# Basic kinematics confusion all derivatives 0?

1. Dec 10, 2011

1. The problem statement, all variables and given/known data

Let's say an object is moving with x(t)= e^(-1/t^2)
it's motion is continuous everywhere and differentiable because its exponential
so v(t)= 2e^(-1/t^2)/t^3
a(t)= e^(-1/t^2) *(4-6t^2)/t^6

I have asked to a calculus teacher and he said all the derivatives will be 0 at t=0
yet if all the derivatives are 0 then one would not expect the object to move in time but for any t>0 x(t) >0 but there is no velocity to move the object ,no acceleration to increase the velocity and no jerk to make acceleration etc
so whats causing them motion?
I am talking about only at t=0
i know the velocity isnt 0 other where but i am saying
at t=0the velocity is 0 and it shoulda stayed 0 so is acceleration etc because all the derivatives that may increase it is 0 i asked this before and got a reply y=x^4 has derivative 0 at t=0 but still increase though d^4(y)/dx^4 = 4 which is a positive number that increase d the third derivative to increase the second derivative to increase the first derivative to increase the function value so please dont give me the same unsatisfactory reply :X
2. Relevant equations
v=dx/dt
a=dv/dt

3. The attempt at a solution

2. Dec 10, 2011

should i ask this in the math section cause even though its a physics question i think the answer will be better by a calculus expert?

3. Dec 10, 2011

### Delphi51

Most interesting!

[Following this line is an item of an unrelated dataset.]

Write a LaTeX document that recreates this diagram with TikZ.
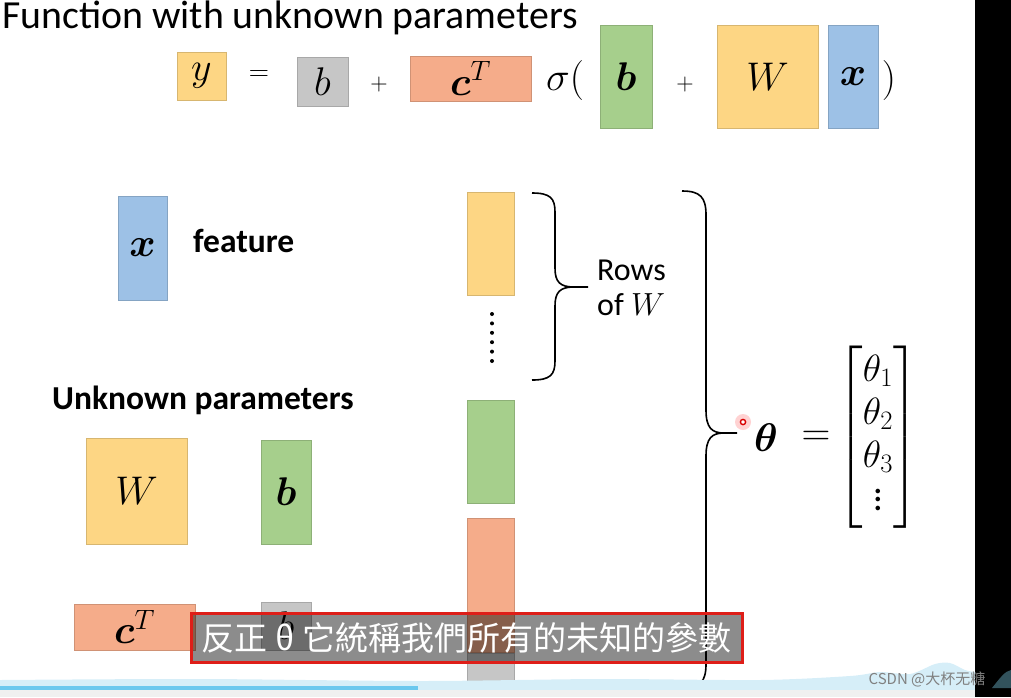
\RequirePackage{fix-cm}
\documentclass[tikz,border=0pt]{standalone}
\usepackage{amsmath, amssymb}
\usepackage{fontspec}
\setmainfont{Carlito}
\newfontfamily\cjktc{Noto Sans CJK TC}
\newfontfamily\cjksc{Noto Sans CJK SC}
\usepackage{xcolor}
\usepackage{tikz}
\usetikzlibrary{calc, positioning}

\definecolor{boxyellow}{RGB}{253,214,132}
\definecolor{boxblue}{RGB}{157,193,230}
\definecolor{boxgreen}{RGB}{166,207,140}
\definecolor{boxorange}{RGB}{245,172,138}
\definecolor{boxgray}{RGB}{198,198,198}
\definecolor{subred}{RGB}{222,30,24}
\definecolor{barblue}{RGB}{108,200,238}
\definecolor{bandblue}{RGB}{214,238,248}
\definecolor{hillslate}{RGB}{50,82,92}

\newcommand{\eqfont}{\fontsize{40}{44}\selectfont}
\newcommand{\tallvdots}{\vbox{\baselineskip=8.5pt \lineskiplimit=0pt \kern2pt\hbox{.}\hbox{.}\hbox{.}}}

\begin{document}
\begin{tikzpicture}[x=1pt, y=-1pt,
    pbox/.style={fill=#1, draw=#1!85!black, line width=0.8, inner sep=0pt, font=\eqfont},
    opsym/.style={inner sep=0pt, font=\fontsize{28}{32}\selectfont},
    plus/.style={inner sep=0pt, font=\fontsize{24}{28}\selectfont},
    lbl/.style={inner sep=0pt, anchor=base west, font=\fontsize{33.5}{38}\selectfont\bfseries}]
    \useasboundingbox (0,0) rectangle (1011,697);

    % Tiêu đề
    \node[anchor=base west, inner sep=0pt, font=\fontsize{39.8}{44}\selectfont] (title) at (2,28) {Function with unknown parameters};

    % Hàm số y = b + c^T sigma(b + W x)
    \node[pbox=boxyellow, minimum width=49, minimum height=48] (yv) at (201.5,76) {$y$};
    \node[opsym] (eqA) at (259,76) {$=$};
    \node[pbox=boxgray, minimum width=51, minimum height=49] (bs) at (322.5,81.5) {$b$};
    \node[plus] (plA) at (379,84) {$+$};
    \node[pbox=boxorange, minimum width=121, minimum height=45] (cT) at (470.5,78.5) {$\boldsymbol{c}^T$};
    \node[inner sep=0pt, font=\eqfont] (sig) at (565,80) {$\sigma($};
    \node[pbox=boxgreen, minimum width=52, minimum height=103] (bv) at (626,76.5) {$\boldsymbol{b}$};
    \node[plus] (plB) at (685,84) {$+$};
    \node[pbox=boxyellow, minimum width=101, minimum height=103] (Wm) at (767.5,76.5) {$W$};
    \node[pbox=boxblue, minimum width=50, minimum height=103] (xv) at (853,76.5) {$\boldsymbol{x}$};
    \node[inner sep=0pt, font=\eqfont] (rpar) at (889,80) {$)$};

    % Đặc trưng x
    \node[pbox=boxblue, minimum width=49, minimum height=104] (xf) at (142.5,248) {$\boldsymbol{x}$};
    \node[lbl] (feat) at (193,252) {feature};

    % Các tham số chưa biết
    \node[lbl] (unk) at (52,409) {Unknown parameters};
    \node[pbox=boxyellow, minimum width=101, minimum height=106] (Wl) at (136.5,491) {$W$};
    \node[pbox=boxgreen, minimum width=50, minimum height=104] (bl) at (286,492) {$\boldsymbol{b}$};
    \node[pbox=boxorange, minimum width=121, minimum height=46] (cl) at (134.5,627) {$\boldsymbol{c}^T$};
    \node[pbox=boxgray, minimum width=50, minimum height=48] (bsl) at (286,626) {$b$};

    % Cột các tham số xếp chồng
    \node[pbox=boxyellow, minimum width=47, minimum height=103] (rW) at (490.5,243.5) {};
    \foreach \k in {0,...,5}
        \fill (492,{314+9.4*\k}) circle (2);
    \node[pbox=boxgreen, minimum width=47, minimum height=103] (rb) at (490.5,451.5) {};
    \node[pbox=boxorange, minimum width=47, minimum height=134] (rc) at (490.5,585) {};
    \node[pbox=boxgray, minimum width=47, minimum height=42] (rbs) at (490.5,674) {};

    % Ngoặc nhỏ: các hàng của W
    \draw[line width=1.6] (532,193) .. controls (550,193) and (555,198) .. (555,212)
        -- (555,268) .. controls (555,282) and (560,287) .. (574,287) -- (588,287);
    \draw[line width=1.6] (574,287) .. controls (560,287) and (555,292) .. (555,306)
        -- (555,361) .. controls (555,375) and (550,380) .. (532,380);
    \node[anchor=base west, inner sep=0pt, font=\fontsize{32}{36}\selectfont] (rows) at (597,280) {Rows};
    \node[anchor=base west, inner sep=0pt, font=\fontsize{32}{36}\selectfont] (ofW) at (597,315) {of $W$};

    % Ngoặc lớn: tất cả tham số
    \draw[line width=1.6] (682,191) .. controls (700,191) and (706,197) .. (706,215)
        -- (706,410) .. controls (706,428) and (712,433) .. (724,433) -- (737,433);
    \draw[line width=1.6] (724,433) .. controls (712,433) and (706,438) .. (706,456)
        -- (706,664) .. controls (706,682) and (700,688) .. (682,688);

    % Điểm laser
    \fill[red!35, opacity=0.5] (743,422) circle (8);
    \draw[red!85!black, line width=1.4, fill=white] (743,422) circle (2.6);

    % theta = [theta_1, theta_2, theta_3, ...]
    \node[inner sep=0pt, font=\eqfont] (th) at (766,438) {$\boldsymbol{\theta}$};
    \node[inner sep=0pt, font=\eqfont] (eqB) at (816,438) {$=$};
    \node[inner sep=0pt, font=\fontsize{38}{43}\selectfont] (thv) at (878,437)
        {$\begin{bmatrix}\theta_1\\ \theta_2\\ \theta_3\\ \tallvdots\end{bmatrix}$};

    % Nền phía dưới (thanh video)
    \fill[bandblue] plot[smooth] coordinates {(0,680) (200,679) (420,681) (600,679) (760,680)
        (850,676) (880,672) (910,674) (935,664) (950,663) (965,670) (975,672)}
        -- (975,690) -- (0,690) -- cycle;
    \fill[barblue] (0,686) rectangle (418,690);
    \fill[black!6] (0,690) rectangle (975,697);
    \fill[black] (975,0) rectangle (1011,697);
    \fill[hillslate] (992,688) .. controls (1000,678) and (1005,671) .. (1011,670) -- (1011,688) -- cycle;

    % Phụ đề
    \node[draw=subred, line width=3, fill=black, fill opacity=0.45, text opacity=1,
        minimum width=551, minimum height=49, inner sep=0pt, text=white,
        font=\cjktc\fontsize{33}{36}\selectfont] (sub) at (466.5,637.5)
        {反正 θ 它統稱我們所有的未知的參數};
    \node[inner sep=0pt, text=black!50, font=\cjksc\fontsize{15}{17}\selectfont] (wm) at (927,679) {CSDN @大杯无糖};
\end{tikzpicture}
\end{document}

I'm stuck at your statement that ALL the derivatives are zero at t=0. Were you given any evidence of that? It is getting more complex with each differentiation and the balance between two infinitesimals may not hold out forever! It would take forever to check! I would definitely suggest posting this question over in the math forum as well.

4. Dec 11, 2011

I wasn't given an evidence of it but I did ask a calculus professor and he said that he had encountered this question before in term of infinite series and said that all the derivatives are equal to 0 and this function is not equal to it's maclurian series representation, though I don't know if this helps.

5. Dec 11, 2011

bump :X

6. Dec 11, 2011

### ehild

Neither the function nor its derivatives are defined at t=0. There can not be assigned any motion or process that starts at t=0 to this function.

ehild

7. Jun 19, 2012

### utesfan100

The limit of the function on both sides is 0, so the discontinuity is removable.

A more interesting function is

x(t) = 0, |t|>=1
x(t) = e^(1-(1-t^2)^-2), |t|<1

This displacement starts at rest, at -1 begins to increase, reaches a maximum of 1 at 0, then decreases and flattens out at 1, after which it is at rest.

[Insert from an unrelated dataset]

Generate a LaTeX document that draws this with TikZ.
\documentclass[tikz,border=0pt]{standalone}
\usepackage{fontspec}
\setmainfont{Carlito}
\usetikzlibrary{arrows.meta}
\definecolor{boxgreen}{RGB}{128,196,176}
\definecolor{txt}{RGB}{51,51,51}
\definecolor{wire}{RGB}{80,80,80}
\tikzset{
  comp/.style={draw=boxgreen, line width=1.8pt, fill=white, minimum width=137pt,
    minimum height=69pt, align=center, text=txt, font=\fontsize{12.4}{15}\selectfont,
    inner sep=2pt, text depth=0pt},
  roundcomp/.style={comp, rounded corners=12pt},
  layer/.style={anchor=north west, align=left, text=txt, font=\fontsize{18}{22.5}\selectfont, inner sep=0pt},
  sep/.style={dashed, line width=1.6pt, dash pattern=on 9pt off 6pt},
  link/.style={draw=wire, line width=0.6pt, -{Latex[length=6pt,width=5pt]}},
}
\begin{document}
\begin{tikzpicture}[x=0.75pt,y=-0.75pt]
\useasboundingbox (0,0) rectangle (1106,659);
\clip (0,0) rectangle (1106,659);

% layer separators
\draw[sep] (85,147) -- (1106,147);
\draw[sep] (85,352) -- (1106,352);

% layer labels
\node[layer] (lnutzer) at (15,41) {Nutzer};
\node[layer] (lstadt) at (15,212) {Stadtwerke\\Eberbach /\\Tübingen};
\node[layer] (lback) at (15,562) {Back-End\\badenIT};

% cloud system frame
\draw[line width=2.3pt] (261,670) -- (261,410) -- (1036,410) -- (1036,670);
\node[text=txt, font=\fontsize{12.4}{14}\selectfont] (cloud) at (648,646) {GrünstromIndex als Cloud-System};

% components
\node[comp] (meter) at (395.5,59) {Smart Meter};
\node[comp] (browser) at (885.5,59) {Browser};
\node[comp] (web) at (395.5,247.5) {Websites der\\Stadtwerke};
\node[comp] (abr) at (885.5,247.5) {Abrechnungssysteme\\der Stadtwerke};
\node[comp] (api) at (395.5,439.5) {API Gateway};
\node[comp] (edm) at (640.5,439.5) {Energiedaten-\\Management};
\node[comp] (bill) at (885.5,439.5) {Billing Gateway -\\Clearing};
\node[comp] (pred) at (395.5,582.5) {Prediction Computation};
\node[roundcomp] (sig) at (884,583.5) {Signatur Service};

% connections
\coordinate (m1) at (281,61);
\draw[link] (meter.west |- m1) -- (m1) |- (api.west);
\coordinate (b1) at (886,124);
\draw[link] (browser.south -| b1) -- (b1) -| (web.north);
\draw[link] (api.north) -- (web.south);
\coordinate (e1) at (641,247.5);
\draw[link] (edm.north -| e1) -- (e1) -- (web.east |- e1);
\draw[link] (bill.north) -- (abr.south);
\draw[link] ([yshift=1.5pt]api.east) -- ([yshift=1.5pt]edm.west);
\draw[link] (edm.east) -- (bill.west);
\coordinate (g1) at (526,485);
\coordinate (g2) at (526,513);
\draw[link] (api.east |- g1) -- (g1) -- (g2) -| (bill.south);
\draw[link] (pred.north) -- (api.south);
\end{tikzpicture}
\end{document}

This function is infinitely differentiable at all points, starts and stops at rest in finite time, yet is not 0 everywhere. Such a function is called a bump function. Like tortoises, the derivatives are bumps, all the way down.

The real confusion here appears to be that velocities don't cause displacement, accelerations don't cause changes in velocity and jerks don't cause acceleration. Rather, they measure the magnitude of these. In fact, these must also be bump functions.

Such a displacement function would still be caused by a force proportional to the acceleration, which would also be a bump function.